Below is a listing. Quote from it, exactly, the lines from the one containing "Clone this chart in matplotlib." down to the one containing "mfc='#f0088c', mec='#f0088c', label='Soil", both ends included, and nothing else.

(Source code of charts)
__________
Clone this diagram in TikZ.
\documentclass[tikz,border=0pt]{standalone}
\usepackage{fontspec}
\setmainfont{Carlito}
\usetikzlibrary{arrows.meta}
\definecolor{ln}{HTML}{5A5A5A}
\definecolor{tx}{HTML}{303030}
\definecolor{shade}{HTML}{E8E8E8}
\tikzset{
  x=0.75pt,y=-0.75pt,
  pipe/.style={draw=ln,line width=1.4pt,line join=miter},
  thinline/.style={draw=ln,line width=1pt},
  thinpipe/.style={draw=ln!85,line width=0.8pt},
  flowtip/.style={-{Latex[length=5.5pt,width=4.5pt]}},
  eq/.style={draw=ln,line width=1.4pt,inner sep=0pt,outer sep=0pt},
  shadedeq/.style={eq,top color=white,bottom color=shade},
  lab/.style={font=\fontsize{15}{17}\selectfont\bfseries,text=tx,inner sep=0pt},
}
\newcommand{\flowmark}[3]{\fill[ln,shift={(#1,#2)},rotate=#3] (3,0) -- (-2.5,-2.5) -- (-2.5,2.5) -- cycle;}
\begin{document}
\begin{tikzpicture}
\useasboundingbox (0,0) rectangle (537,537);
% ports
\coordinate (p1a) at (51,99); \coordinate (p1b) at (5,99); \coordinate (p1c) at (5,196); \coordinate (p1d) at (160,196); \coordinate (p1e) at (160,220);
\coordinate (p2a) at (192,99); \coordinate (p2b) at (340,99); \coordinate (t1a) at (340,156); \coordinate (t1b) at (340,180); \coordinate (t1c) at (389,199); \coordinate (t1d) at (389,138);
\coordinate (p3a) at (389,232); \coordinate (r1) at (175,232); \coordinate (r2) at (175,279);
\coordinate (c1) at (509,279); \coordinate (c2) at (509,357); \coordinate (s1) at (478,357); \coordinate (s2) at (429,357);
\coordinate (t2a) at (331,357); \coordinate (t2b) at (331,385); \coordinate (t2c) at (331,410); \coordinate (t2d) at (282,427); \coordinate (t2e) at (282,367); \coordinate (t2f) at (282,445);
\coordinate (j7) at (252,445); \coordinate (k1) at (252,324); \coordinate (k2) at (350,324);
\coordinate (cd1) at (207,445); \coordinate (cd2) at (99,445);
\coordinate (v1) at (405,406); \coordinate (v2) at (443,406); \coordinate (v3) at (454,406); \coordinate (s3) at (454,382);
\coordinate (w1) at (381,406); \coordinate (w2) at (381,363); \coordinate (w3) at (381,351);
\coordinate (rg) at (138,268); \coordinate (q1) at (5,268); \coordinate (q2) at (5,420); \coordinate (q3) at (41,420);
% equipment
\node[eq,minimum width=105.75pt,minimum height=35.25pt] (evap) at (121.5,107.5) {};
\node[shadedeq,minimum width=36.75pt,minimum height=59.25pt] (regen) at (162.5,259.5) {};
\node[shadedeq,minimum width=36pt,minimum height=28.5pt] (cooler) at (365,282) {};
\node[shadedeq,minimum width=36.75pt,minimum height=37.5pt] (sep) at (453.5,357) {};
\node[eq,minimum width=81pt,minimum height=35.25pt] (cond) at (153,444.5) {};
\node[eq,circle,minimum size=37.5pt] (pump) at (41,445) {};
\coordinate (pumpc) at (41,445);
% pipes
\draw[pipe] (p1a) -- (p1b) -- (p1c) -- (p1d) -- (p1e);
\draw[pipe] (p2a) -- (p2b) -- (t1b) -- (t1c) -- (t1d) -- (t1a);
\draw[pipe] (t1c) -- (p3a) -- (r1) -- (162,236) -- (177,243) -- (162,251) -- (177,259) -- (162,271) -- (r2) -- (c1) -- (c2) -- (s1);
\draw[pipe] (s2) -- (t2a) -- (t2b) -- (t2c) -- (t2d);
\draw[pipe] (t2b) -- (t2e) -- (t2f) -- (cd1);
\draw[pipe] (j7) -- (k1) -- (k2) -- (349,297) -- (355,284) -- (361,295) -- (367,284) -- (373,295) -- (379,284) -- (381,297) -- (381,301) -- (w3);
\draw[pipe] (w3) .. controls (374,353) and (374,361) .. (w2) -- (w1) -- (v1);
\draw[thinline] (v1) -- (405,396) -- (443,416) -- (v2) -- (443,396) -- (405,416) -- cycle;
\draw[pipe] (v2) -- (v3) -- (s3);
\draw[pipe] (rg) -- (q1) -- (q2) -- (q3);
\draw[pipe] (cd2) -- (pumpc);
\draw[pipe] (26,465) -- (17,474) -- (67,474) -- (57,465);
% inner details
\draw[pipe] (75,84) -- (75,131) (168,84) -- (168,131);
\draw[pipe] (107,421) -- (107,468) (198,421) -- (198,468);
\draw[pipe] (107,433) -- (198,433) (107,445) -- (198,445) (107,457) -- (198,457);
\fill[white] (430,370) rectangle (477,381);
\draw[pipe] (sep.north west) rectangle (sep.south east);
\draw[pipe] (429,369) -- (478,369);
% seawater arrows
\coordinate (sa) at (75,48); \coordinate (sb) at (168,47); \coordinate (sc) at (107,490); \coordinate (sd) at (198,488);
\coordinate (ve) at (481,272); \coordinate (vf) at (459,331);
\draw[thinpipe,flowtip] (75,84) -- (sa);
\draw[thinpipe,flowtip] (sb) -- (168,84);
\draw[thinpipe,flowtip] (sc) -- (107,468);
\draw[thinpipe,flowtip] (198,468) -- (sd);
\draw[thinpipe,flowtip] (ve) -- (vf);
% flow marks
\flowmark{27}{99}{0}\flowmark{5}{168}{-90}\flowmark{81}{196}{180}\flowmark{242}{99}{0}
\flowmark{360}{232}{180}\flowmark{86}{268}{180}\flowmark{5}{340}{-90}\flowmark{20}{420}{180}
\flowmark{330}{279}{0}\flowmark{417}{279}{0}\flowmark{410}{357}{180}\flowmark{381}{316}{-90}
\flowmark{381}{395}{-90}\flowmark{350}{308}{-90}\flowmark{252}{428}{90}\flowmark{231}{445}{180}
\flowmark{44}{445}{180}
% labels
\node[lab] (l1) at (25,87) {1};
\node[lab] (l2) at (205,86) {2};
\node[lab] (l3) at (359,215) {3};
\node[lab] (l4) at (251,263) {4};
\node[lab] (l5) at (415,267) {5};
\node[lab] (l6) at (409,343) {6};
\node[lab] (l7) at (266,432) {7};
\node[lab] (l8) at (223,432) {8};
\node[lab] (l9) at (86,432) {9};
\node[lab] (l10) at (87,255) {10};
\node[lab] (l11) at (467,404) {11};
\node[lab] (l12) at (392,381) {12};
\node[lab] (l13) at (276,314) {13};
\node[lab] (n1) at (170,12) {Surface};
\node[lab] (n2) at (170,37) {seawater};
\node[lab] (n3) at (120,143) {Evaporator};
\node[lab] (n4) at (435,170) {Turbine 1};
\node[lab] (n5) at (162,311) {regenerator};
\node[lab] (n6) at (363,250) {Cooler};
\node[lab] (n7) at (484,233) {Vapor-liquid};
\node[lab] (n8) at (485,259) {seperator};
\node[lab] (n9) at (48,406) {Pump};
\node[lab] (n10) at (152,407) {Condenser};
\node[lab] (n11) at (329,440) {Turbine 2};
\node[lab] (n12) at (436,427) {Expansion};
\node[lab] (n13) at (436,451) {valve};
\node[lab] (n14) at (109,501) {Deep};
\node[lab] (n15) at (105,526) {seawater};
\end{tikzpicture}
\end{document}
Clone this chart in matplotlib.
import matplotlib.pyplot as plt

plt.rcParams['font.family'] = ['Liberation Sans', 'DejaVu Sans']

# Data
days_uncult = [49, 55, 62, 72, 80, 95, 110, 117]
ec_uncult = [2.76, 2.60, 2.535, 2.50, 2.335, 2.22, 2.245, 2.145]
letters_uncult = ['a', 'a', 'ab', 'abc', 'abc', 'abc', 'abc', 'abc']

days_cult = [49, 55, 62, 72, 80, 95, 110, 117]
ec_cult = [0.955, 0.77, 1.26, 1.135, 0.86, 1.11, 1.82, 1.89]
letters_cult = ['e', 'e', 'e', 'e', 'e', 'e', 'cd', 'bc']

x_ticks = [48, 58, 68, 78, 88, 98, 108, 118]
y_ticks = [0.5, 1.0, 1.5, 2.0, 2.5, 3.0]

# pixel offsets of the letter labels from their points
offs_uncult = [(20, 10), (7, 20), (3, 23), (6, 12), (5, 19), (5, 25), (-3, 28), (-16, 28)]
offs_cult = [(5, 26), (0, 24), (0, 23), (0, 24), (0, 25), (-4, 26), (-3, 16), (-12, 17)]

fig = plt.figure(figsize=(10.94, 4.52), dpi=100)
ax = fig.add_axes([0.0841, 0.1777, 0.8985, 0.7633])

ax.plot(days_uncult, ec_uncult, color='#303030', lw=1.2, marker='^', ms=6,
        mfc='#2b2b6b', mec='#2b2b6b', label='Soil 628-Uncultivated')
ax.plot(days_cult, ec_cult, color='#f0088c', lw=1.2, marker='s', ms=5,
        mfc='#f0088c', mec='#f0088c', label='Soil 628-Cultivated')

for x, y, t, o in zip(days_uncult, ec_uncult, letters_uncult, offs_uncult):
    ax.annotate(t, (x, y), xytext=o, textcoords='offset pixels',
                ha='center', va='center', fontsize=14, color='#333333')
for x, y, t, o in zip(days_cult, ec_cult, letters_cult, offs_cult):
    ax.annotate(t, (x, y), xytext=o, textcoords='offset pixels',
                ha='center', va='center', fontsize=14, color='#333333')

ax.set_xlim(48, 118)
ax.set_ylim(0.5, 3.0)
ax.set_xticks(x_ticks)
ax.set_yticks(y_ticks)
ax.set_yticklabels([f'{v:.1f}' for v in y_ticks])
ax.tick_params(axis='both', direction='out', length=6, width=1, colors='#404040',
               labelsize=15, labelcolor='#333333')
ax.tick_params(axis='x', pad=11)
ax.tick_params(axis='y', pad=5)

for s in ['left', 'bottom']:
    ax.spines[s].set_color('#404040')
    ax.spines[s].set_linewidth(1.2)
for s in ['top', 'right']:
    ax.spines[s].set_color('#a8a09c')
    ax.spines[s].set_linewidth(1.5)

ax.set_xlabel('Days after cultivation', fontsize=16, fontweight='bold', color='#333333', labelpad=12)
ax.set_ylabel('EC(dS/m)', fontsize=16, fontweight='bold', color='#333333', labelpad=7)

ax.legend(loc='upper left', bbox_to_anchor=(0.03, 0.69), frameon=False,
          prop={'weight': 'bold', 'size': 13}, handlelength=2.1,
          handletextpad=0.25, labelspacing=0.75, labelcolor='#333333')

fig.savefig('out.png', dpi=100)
__________
▶ [Result for this exercise]:
Clone this chart in matplotlib.
import matplotlib.pyplot as plt

plt.rcParams['font.family'] = ['Liberation Sans', 'DejaVu Sans']

# Data
days_uncult = [49, 55, 62, 72, 80, 95, 110, 117]
ec_uncult = [2.76, 2.60, 2.535, 2.50, 2.335, 2.22, 2.245, 2.145]
letters_uncult = ['a', 'a', 'ab', 'abc', 'abc', 'abc', 'abc', 'abc']

days_cult = [49, 55, 62, 72, 80, 95, 110, 117]
ec_cult = [0.955, 0.77, 1.26, 1.135, 0.86, 1.11, 1.82, 1.89]
letters_cult = ['e', 'e', 'e', 'e', 'e', 'e', 'cd', 'bc']

x_ticks = [48, 58, 68, 78, 88, 98, 108, 118]
y_ticks = [0.5, 1.0, 1.5, 2.0, 2.5, 3.0]

# pixel offsets of the letter labels from their points
offs_uncult = [(20, 10), (7, 20), (3, 23), (6, 12), (5, 19), (5, 25), (-3, 28), (-16, 28)]
offs_cult = [(5, 26), (0, 24), (0, 23), (0, 24), (0, 25), (-4, 26), (-3, 16), (-12, 17)]

fig = plt.figure(figsize=(10.94, 4.52), dpi=100)
ax = fig.add_axes([0.0841, 0.1777, 0.8985, 0.7633])

ax.plot(days_uncult, ec_uncult, color='#303030', lw=1.2, marker='^', ms=6,
        mfc='#2b2b6b', mec='#2b2b6b', label='Soil 628-Uncultivated')
ax.plot(days_cult, ec_cult, color='#f0088c', lw=1.2, marker='s', ms=5,
        mfc='#f0088c', mec='#f0088c', label='Soil 628-Cultivated')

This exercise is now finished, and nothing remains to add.